• _Stated task_:
In the entries that follow, find the word "matplotlib" and report each line it is on.

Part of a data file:
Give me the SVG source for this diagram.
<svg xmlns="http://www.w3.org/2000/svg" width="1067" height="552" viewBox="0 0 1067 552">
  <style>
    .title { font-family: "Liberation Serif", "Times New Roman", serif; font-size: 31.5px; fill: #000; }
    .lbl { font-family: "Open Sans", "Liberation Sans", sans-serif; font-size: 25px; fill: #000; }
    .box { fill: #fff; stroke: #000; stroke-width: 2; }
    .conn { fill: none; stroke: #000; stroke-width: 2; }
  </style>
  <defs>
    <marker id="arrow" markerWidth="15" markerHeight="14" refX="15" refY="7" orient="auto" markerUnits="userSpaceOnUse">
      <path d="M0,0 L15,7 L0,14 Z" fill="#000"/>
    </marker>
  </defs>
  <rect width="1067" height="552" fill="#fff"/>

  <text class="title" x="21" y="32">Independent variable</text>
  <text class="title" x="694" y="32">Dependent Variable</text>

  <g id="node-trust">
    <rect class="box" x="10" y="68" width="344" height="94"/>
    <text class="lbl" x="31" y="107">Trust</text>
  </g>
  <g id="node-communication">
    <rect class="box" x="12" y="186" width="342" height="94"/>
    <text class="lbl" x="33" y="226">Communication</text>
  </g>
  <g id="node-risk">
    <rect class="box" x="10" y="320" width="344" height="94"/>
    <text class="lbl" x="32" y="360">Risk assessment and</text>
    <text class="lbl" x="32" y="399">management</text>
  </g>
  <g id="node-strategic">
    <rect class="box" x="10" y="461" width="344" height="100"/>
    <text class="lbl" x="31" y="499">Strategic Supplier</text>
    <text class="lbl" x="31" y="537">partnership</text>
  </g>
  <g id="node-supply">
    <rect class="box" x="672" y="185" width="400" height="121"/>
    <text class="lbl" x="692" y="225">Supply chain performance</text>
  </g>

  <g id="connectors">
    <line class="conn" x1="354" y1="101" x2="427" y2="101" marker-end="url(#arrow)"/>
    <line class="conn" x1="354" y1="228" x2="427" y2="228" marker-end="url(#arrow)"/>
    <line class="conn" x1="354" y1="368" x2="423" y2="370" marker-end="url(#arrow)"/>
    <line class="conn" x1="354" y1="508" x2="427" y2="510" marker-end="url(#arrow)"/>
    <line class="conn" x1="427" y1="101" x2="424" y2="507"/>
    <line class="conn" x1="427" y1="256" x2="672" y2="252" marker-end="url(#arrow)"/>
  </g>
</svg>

* * *

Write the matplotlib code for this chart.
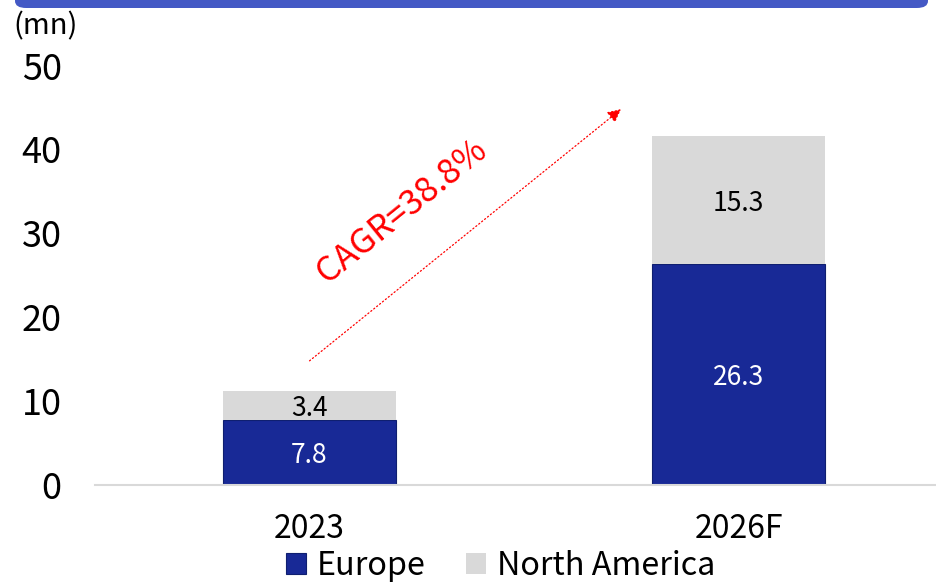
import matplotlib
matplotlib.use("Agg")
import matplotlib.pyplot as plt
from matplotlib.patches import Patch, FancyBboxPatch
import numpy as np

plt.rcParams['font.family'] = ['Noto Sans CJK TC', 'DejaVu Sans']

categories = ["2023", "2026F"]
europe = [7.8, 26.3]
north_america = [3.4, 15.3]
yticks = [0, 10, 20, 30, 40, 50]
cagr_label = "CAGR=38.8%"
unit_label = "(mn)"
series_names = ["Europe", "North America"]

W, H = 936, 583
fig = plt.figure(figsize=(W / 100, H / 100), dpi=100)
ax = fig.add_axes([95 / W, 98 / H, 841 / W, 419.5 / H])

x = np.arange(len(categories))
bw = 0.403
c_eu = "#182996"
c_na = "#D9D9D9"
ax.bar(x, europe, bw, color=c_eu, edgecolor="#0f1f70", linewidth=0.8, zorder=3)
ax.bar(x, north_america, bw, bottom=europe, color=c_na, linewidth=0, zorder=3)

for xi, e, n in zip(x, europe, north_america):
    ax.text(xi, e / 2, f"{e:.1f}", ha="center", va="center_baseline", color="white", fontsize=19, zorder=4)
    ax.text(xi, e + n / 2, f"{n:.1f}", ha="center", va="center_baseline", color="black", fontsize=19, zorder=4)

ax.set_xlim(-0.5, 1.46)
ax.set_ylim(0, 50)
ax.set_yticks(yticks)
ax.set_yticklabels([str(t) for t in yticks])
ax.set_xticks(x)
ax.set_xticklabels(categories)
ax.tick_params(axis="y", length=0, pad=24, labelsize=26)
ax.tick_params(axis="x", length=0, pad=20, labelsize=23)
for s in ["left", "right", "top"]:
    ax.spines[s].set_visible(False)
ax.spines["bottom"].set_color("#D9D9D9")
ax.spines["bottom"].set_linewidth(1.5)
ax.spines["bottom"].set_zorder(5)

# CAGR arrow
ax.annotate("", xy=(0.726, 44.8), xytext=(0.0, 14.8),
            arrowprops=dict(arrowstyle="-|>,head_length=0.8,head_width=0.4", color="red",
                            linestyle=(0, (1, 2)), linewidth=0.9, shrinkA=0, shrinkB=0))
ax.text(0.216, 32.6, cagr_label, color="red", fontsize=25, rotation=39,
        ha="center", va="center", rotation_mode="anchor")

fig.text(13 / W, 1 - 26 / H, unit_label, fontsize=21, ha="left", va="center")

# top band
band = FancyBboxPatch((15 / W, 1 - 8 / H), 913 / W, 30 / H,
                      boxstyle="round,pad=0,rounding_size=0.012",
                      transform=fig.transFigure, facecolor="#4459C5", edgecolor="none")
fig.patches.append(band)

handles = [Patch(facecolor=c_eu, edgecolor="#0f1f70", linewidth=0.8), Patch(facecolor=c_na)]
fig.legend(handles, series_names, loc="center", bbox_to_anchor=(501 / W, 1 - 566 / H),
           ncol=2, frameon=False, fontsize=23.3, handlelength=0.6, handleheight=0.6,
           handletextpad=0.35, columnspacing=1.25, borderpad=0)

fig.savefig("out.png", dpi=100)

• _Worked solution_:
Write the matplotlib code for this chart.
import matplotlib
matplotlib.use("Agg")
import matplotlib.pyplot as plt
from matplotlib.patches import Patch, FancyBboxPatch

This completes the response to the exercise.